Columbia spokesman Jon Goldstein said the firm would no longer lend equity and debt securities but will continue to lend out government bonds that can be shorted. He added Columbia will likely resume lending the shares when markets stabilize.

Among other Boston investment firms, a spokeswoman for Fidelity Investments declined to comment on the firm's share-lending practices and said as far as the short positions it takes on some stocks, the rules "don't impact our ability to manage these assets effectively on behalf of our shareholders."

Boston's MFS Investment Management declined to comment.

A spokeswoman for State Street Corp. said it halted on Friday lending shares to investors who wanted to short any of the 799 financial companies on the SEC's list.

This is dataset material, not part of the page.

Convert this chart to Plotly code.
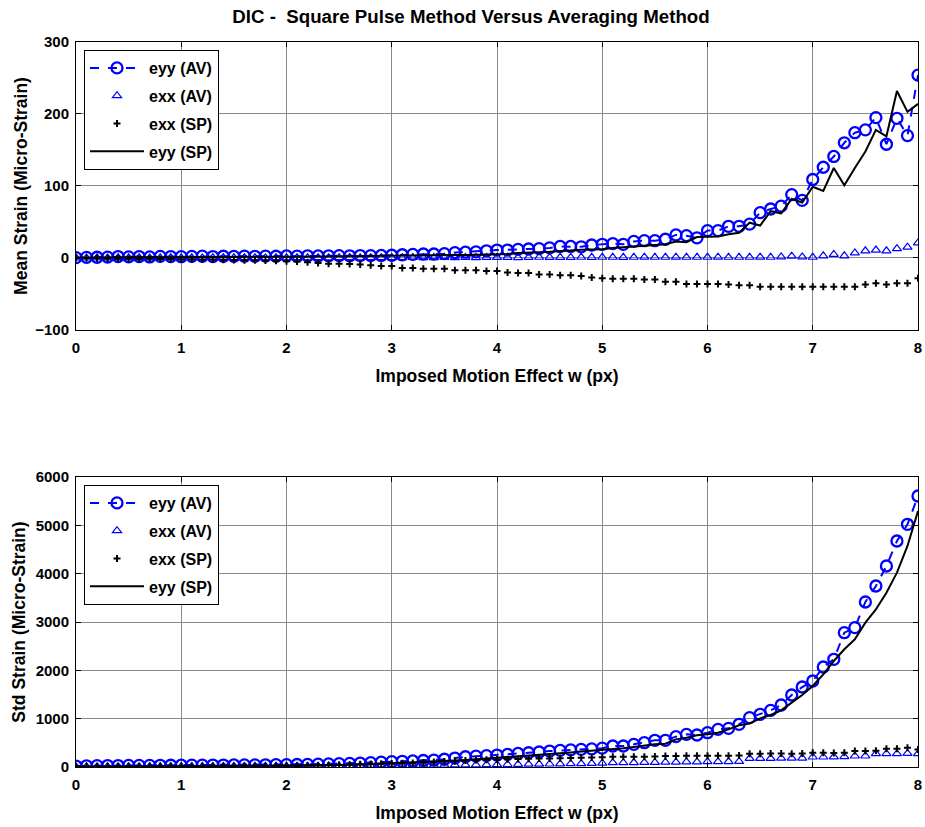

Short-selling often is just one among many trading strategies used by money managers. Richard Wilson, a Boston hedge fund marketing consultant, estimated there are only about 20 to 30 hedge funds nationally that exclusively use short-selling strategies, but thousands more that run "long-short" funds that use a combination of bets for some stocks and against others. These have become popular with some retail investors as well, and lately companies including Fidelity have opened their own long-short funds for retail investors.

Raj Gupta, research director at the University of Massachusetts' Isenberg School of Management in Amherst, said more fund companies would have to follow the examples of Vanguard and Columbia for such actions to have a big impact. For instance, Vanguard controls just 2.7 percent of shares in Microsoft Corp., one of the largest US stocks, and Columbia less than a 10th of 1 percent.

One hedge fund manager, speaking on condition of anonymity because of his company's policies, said the bans from Vanguard and others may affect short-selling in those companies that have a smaller number of shares outstanding.